_SUPPLIED DATA_
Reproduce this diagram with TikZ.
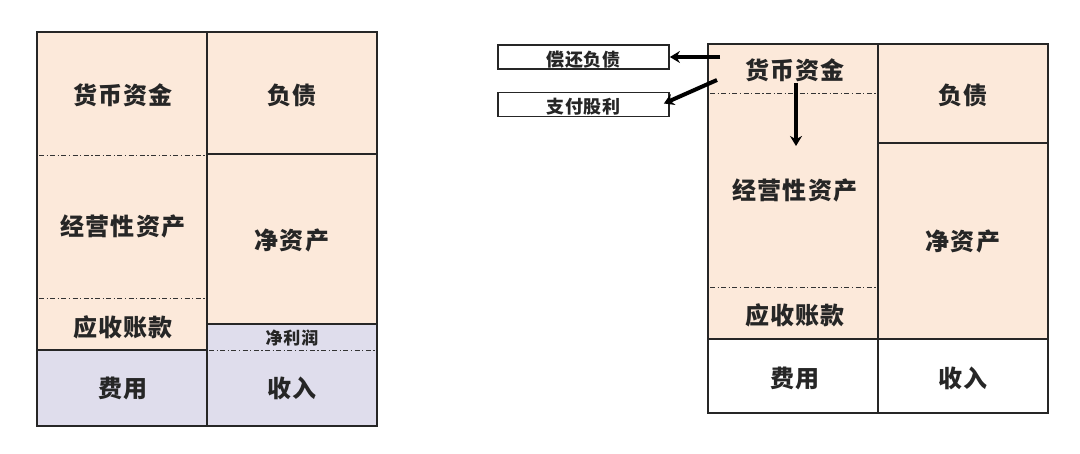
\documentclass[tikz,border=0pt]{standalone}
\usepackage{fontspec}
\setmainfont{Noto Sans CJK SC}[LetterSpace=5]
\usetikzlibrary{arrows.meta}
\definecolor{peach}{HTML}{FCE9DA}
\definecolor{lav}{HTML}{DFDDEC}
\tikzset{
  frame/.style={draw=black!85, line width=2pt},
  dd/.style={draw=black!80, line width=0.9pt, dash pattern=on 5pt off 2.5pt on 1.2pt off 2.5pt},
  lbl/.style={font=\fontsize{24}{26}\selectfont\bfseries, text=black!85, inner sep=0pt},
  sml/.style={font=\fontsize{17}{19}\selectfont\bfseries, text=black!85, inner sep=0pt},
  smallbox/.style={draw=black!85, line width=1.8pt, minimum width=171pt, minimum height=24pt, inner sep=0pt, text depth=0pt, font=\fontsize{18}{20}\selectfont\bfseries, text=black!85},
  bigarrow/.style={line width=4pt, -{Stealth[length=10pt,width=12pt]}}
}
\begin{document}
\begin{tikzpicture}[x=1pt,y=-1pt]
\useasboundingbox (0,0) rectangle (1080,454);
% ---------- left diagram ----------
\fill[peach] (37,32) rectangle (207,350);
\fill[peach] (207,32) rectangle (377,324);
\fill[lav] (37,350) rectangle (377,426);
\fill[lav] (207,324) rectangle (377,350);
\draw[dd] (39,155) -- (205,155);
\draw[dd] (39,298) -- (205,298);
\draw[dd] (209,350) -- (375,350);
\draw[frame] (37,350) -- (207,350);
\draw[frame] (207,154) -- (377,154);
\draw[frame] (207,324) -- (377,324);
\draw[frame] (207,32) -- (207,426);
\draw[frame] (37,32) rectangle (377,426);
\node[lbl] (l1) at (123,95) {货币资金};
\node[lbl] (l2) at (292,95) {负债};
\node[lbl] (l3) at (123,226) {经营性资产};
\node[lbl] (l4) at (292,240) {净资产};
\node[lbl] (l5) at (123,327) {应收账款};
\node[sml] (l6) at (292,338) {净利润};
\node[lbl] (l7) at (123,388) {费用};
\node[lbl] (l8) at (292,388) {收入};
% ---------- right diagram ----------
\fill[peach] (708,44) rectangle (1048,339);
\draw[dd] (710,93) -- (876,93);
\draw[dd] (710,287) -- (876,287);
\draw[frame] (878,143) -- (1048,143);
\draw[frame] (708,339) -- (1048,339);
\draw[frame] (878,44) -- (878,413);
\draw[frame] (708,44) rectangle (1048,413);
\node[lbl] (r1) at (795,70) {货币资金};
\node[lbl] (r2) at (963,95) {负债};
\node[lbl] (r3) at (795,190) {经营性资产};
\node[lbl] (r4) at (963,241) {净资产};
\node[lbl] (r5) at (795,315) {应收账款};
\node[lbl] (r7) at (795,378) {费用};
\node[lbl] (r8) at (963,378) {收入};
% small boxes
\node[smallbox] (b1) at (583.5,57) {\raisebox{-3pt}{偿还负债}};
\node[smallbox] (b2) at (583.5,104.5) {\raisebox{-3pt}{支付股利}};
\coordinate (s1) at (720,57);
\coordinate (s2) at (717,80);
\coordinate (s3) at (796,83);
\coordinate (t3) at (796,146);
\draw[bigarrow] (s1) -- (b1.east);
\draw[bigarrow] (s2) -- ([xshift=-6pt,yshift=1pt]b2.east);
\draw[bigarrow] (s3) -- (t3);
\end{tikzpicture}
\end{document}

_TASK DIRECTIONS_
Omit every picture, then reproduce the rest of the listing exactly.

_RESULT OF THIS TASK_
Reproduce this diagram with TikZ.
\documentclass[tikz,border=0pt]{standalone}
\usepackage{fontspec}
\setmainfont{Noto Sans CJK SC}[LetterSpace=5]
\usetikzlibrary{arrows.meta}
\definecolor{peach}{HTML}{FCE9DA}
\definecolor{lav}{HTML}{DFDDEC}
\tikzset{
  frame/.style={draw=black!85, line width=2pt},
  dd/.style={draw=black!80, line width=0.9pt, dash pattern=on 5pt off 2.5pt on 1.2pt off 2.5pt},
  lbl/.style={font=\fontsize{24}{26}\selectfont\bfseries, text=black!85, inner sep=0pt},
  sml/.style={font=\fontsize{17}{19}\selectfont\bfseries, text=black!85, inner sep=0pt},
  smallbox/.style={draw=black!85, line width=1.8pt, minimum width=171pt, minimum height=24pt, inner sep=0pt, text depth=0pt, font=\fontsize{18}{20}\selectfont\bfseries, text=black!85},
  bigarrow/.style={line width=4pt, -{Stealth[length=10pt,width=12pt]}}
}
\begin{document}
\begin{tikzpicture}[x=1pt,y=-1pt]
\useasboundingbox (0,0) rectangle (1080,454);
% ---------- left diagram ----------
\fill[peach] (37,32) rectangle (207,350);
\fill[peach] (207,32) rectangle (377,324);
\fill[lav] (37,350) rectangle (377,426);
\fill[lav] (207,324) rectangle (377,350);
\draw[dd] (39,155) -- (205,155);
\draw[dd] (39,298) -- (205,298);
\draw[dd] (209,350) -- (375,350);
\draw[frame] (37,350) -- (207,350);
\draw[frame] (207,154) -- (377,154);
\draw[frame] (207,324) -- (377,324);
\draw[frame] (207,32) -- (207,426);
\draw[frame] (37,32) rectangle (377,426);
\node[lbl] (l1) at (123,95) {货币资金};
\node[lbl] (l2) at (292,95) {负债};
\node[lbl] (l3) at (123,226) {经营性资产};
\node[lbl] (l4) at (292,240) {净资产};
\node[lbl] (l5) at (123,327) {应收账款};
\node[sml] (l6) at (292,338) {净利润};
\node[lbl] (l7) at (123,388) {费用};
\node[lbl] (l8) at (292,388) {收入};
% ---------- right diagram ----------
\fill[peach] (708,44) rectangle (1048,339);
\draw[dd] (710,93) -- (876,93);
\draw[dd] (710,287) -- (876,287);
\draw[frame] (878,143) -- (1048,143);
\draw[frame] (708,339) -- (1048,339);
\draw[frame] (878,44) -- (878,413);
\draw[frame] (708,44) rectangle (1048,413);
\node[lbl] (r1) at (795,70) {货币资金};
\node[lbl] (r2) at (963,95) {负债};
\node[lbl] (r3) at (795,190) {经营性资产};
\node[lbl] (r4) at (963,241) {净资产};
\node[lbl] (r5) at (795,315) {应收账款};
\node[lbl] (r7) at (795,378) {费用};
\node[lbl] (r8) at (963,378) {收入};
% small boxes
\node[smallbox] (b1) at (583.5,57) {\raisebox{-3pt}{偿还负债}};
\node[smallbox] (b2) at (583.5,104.5) {\raisebox{-3pt}{支付股利}};
\coordinate (s1) at (720,57);
\coordinate (s2) at (717,80);
\coordinate (s3) at (796,83);
\coordinate (t3) at (796,146);
\draw[bigarrow] (s1) -- (b1.east);
\draw[bigarrow] (s2) -- ([xshift=-6pt,yshift=1pt]b2.east);
\draw[bigarrow] (s3) -- (t3);
\end{tikzpicture}
\end{document}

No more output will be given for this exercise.